LAST WEEK ON THE DAILY SHOW, JON STEWART
was chatting with 20/20 's Cynthia McFadden about the
kidnapping of Elizabeth Smart, the Salt Lake City teen whose
family is almost parodically all-American. "Do you think they're
getting all this coverage because they're" -- he jokingly whispered
it -- "whiteys?" McFadden looked startled (they don't
joke this way over at ABC, at least not on the air), but she
quickly recovered: "They're also blondies."
A couple of days later, CNN interrupted its
regular news for live coverage of a press conference held by
Smart's media-addicted aunt and father. After they'd finished
rambling on about their desire to get Elizabeth back, and after
we'd again been shown the clips of Elizabeth performing in a
school production -- the networks just adore a photogenic victim
-- the anchorwoman in Atlanta asked why the local cops hadn't
joined the press conference. The on-scene reporter replied,
"A police spokesman says there's nothing new to report." Oh.
Of course, you can't really blame CNN for
milking the Smart case. Like a gangster's funeral or wildfire
roaring through Arizona, the snatching of a 14-year-old from
her bedroom is a classic populist story, one that's doubly seductive
in what seems to be the lull between al Qaeda attacks and the
War on Terror's move to Iraq. During rerun season, nothing plays
better than a nice crime yarn, be it Court TV's new Dominick
Dunne's Power, Privilege and Justice, whose ashen host appears
to have emerged from The Dead Zone , or the riveting
saga of Terry Barton, the 38-year-old U.S. Forest Service worker
accused of setting the disastrous Hayman, Colorado, fire because
(it is rumored) she can't shake off her bum husband. Her story
sounds incredibly juicy, and it's no wonder that CNN's clueless
but canny Connie Chung launched her new comedy news show by
interviewing Barton's brother-in-law (who, boringly, said she
didn't do it).
Even as Barton was being fitted for the J.
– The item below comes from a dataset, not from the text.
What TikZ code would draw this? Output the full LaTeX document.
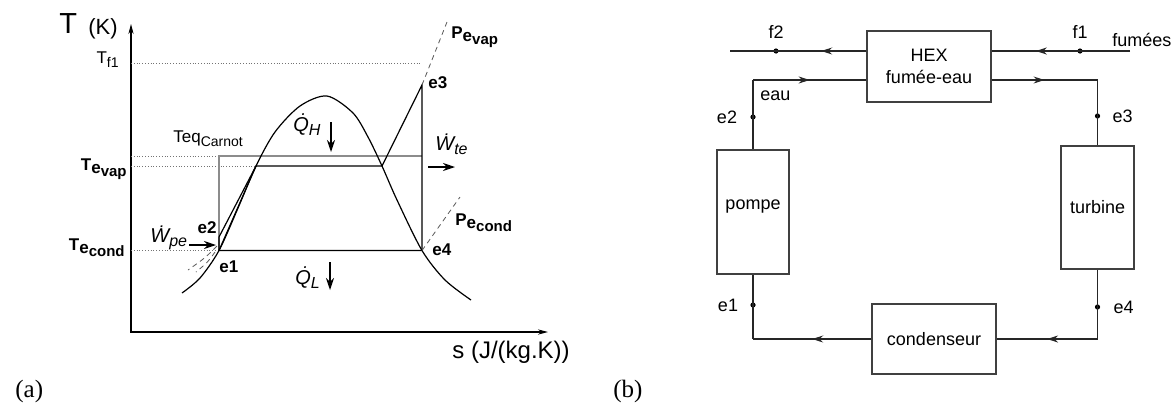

Lo role in Enough 2: The Conflagration , our most famous
ice maiden, Martha Stewart, was being pilloried for the suggestion
that she may have illegally engaged in "insider trading" of
shares in the biotech firm ImClone. Naturally, her discomfiture
has been greeted with no small glee -- The N.Y. Times
dubbed the reaction "blondenfreude" -- though to be fair, the
real villain is apparently ImClone's recently arrested CEO,
Sam Waksal. But he's just a faceless social climber (Time
ran a photo of the poor schmuck beaming alongside a sardonically
grinning Mick Jagger). In contrast, Stewart has already finished
her climb, transforming herself into a cultural archetype --
and lightning rod. While Erica Jong grumbles that Stewart's
domestic-goddess act keeps women in their homes, The Wall
Street Journal's Jennifer Grossman claims that feminists
dislike Stewart because she refuses to play the victim.
Stewart clearly pays a price for being the
classic Type A woman (think of American Beauty 's contempt
for Annette Bening's character), but her symbolic meaning far
transcends gender. Her career embodies social aspirations that
were every bit as typical of the '90s economic boom as dot-com
mania. Where creeps like Jack Welch merely wanted to own the
world, Stewart strove to remake it in line with the pseudo-aristocratic
fantasies of elegance and good taste you might expect of one
who'd escaped Polish working-class roots -- fantasies shared
by millions who yearn to know how to arrange flowers properly
or decorate a Fourth of July cake. Martha-ism is all about the
promise of worldly perfection -- she wants to make things nice
-- but once she became both an über-hausfrau and
a corporation, these promises took on a spooky new resonance.
Topping Ralph Lauren, the woman became her own product and
logo, an infomercial with legs. Frozen in her WASP-ish persona,
she began to seem madder and madder -- Ana Gasteyer's SNL
impression is of a sociopath whose chosen weapons are pie crusts
and Christmas ornaments -- and now that she has mortifying legal
woes, her carefully burnished brand is melting (her stock dropped
21 percent on Monday). Appearing on CBS's The Early Show
on Tuesday, she coldly refused to discuss her problems, prompting
CNN anchor Leon Harris to suggest that she'd be wiser to emulate
. . . Oprah. But this misses the whole point of being Martha
Stewart, which is to never, ever let it all hang out.